↓

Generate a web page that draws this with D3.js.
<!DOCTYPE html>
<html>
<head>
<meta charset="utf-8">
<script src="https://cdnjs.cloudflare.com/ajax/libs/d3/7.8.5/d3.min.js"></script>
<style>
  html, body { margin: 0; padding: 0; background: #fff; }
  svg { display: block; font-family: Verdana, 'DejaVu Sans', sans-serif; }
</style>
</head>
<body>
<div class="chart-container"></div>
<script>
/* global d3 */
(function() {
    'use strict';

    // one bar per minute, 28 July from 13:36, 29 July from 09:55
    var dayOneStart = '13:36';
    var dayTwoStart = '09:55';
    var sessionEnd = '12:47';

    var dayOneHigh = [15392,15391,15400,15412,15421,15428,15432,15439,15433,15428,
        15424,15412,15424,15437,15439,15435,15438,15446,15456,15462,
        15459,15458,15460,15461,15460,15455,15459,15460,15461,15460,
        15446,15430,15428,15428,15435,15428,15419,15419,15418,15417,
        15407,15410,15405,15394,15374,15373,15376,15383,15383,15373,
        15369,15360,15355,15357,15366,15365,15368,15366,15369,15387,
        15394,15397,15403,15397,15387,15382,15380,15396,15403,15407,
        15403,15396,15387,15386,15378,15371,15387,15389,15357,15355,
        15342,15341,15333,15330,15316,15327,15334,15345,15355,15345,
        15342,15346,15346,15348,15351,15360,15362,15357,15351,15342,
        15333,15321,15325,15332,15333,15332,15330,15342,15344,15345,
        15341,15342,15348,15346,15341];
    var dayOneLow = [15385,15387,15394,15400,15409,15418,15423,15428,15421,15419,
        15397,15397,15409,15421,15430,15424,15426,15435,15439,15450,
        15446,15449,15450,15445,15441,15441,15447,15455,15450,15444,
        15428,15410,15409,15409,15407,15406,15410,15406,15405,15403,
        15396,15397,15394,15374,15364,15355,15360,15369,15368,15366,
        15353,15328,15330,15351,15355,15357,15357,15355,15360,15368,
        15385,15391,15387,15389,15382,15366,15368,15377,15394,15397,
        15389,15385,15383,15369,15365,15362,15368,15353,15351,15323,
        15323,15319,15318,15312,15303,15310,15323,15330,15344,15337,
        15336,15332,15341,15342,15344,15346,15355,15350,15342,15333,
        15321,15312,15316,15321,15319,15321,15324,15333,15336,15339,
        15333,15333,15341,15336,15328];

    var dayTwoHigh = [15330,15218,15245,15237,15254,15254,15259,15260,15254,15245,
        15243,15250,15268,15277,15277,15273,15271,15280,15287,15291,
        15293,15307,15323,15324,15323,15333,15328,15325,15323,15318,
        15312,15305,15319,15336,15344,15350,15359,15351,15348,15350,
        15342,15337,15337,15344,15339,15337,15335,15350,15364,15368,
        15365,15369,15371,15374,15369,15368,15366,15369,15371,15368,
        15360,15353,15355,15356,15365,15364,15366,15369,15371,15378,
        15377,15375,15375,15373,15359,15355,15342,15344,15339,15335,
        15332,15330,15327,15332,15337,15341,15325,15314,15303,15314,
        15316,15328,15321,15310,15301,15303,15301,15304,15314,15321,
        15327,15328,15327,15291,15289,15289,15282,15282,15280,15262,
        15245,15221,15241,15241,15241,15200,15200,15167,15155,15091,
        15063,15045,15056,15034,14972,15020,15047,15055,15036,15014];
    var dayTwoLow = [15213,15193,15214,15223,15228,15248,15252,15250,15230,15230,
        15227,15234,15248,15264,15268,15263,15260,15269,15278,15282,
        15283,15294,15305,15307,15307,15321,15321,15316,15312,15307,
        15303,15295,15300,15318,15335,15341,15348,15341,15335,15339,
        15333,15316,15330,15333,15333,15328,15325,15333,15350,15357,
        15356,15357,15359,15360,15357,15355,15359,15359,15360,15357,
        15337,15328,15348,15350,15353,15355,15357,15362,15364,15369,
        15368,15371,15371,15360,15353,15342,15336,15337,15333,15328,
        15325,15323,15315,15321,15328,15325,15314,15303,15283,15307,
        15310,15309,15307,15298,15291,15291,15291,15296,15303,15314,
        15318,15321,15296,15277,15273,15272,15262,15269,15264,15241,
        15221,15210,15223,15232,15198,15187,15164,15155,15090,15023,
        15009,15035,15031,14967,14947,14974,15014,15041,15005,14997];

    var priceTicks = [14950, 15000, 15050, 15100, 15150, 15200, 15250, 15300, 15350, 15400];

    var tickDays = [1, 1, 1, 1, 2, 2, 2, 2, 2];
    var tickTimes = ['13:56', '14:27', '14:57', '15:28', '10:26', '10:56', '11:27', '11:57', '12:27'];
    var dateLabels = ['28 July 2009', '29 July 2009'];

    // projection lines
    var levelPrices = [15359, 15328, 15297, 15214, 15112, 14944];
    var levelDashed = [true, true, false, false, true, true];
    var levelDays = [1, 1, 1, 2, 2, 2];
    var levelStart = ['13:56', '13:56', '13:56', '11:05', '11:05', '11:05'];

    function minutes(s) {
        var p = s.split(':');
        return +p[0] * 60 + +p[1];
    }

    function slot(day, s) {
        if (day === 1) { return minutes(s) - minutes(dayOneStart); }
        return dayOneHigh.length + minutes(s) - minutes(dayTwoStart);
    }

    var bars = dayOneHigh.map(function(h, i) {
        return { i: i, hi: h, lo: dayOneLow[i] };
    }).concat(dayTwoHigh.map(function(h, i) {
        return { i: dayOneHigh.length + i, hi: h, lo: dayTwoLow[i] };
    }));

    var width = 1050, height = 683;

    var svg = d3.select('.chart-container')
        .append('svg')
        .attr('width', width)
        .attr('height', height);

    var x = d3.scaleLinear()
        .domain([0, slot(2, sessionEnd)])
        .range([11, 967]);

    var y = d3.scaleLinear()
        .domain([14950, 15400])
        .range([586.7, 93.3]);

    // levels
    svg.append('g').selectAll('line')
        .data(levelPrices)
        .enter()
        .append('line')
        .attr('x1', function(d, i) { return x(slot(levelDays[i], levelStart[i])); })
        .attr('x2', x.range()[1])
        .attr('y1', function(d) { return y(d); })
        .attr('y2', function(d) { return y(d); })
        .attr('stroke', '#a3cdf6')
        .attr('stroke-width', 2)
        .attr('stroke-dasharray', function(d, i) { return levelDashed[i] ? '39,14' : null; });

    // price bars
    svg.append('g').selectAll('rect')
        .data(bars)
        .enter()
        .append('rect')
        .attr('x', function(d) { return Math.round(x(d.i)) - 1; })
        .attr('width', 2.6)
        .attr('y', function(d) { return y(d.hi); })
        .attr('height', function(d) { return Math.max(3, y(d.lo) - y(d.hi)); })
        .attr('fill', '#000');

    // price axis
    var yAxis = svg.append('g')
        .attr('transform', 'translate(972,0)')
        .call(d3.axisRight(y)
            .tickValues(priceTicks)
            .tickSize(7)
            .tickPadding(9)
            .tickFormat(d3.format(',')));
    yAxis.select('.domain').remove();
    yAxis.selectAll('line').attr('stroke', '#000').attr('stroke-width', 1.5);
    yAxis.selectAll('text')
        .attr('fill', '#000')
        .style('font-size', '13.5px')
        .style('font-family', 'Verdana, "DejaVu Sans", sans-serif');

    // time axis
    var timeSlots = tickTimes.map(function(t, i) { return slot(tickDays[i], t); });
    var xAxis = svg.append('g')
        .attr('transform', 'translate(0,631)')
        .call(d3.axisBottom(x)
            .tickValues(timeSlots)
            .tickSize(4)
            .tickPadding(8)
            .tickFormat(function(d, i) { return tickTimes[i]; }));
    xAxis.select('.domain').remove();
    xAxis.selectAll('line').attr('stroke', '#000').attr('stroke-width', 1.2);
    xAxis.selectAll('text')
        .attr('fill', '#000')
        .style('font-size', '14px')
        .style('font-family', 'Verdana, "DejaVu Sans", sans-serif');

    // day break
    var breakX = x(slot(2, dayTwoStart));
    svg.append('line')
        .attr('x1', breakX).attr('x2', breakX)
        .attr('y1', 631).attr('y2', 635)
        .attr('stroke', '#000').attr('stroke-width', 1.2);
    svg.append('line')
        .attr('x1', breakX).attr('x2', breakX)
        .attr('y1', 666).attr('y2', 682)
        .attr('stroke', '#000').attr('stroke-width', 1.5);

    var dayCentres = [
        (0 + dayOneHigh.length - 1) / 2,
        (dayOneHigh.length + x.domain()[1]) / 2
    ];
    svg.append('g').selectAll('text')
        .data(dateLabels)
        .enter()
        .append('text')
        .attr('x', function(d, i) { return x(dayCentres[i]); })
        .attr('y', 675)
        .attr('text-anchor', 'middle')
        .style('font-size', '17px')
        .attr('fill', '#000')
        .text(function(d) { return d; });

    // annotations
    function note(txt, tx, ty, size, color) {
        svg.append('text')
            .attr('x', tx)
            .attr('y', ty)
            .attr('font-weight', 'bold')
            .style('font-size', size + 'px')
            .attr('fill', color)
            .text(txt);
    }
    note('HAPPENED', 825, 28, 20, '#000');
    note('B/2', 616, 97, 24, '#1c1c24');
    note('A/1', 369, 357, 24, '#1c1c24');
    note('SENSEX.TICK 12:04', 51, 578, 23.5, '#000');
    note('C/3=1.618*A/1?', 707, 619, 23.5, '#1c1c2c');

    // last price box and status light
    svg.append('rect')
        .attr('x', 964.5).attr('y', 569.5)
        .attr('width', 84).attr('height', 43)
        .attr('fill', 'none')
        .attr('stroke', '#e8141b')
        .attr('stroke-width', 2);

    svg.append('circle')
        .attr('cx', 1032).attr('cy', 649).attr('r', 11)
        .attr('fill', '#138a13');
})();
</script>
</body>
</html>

↑

REQUIRED WORK:
Word for word, quote the lines of the material from the first line through the line with "var sessionEnd = '12:47';", both ends included.

WRITTEN SOLUTION:
Generate a web page that draws this with D3.js.
<!DOCTYPE html>
<html>
<head>
<meta charset="utf-8">
<script src="https://cdnjs.cloudflare.com/ajax/libs/d3/7.8.5/d3.min.js"></script>
<style>
  html, body { margin: 0; padding: 0; background: #fff; }
  svg { display: block; font-family: Verdana, 'DejaVu Sans', sans-serif; }
</style>
</head>
<body>
<div class="chart-container"></div>
<script>
/* global d3 */
(function() {
    'use strict';

    // one bar per minute, 28 July from 13:36, 29 July from 09:55
    var dayOneStart = '13:36';
    var dayTwoStart = '09:55';
    var sessionEnd = '12:47';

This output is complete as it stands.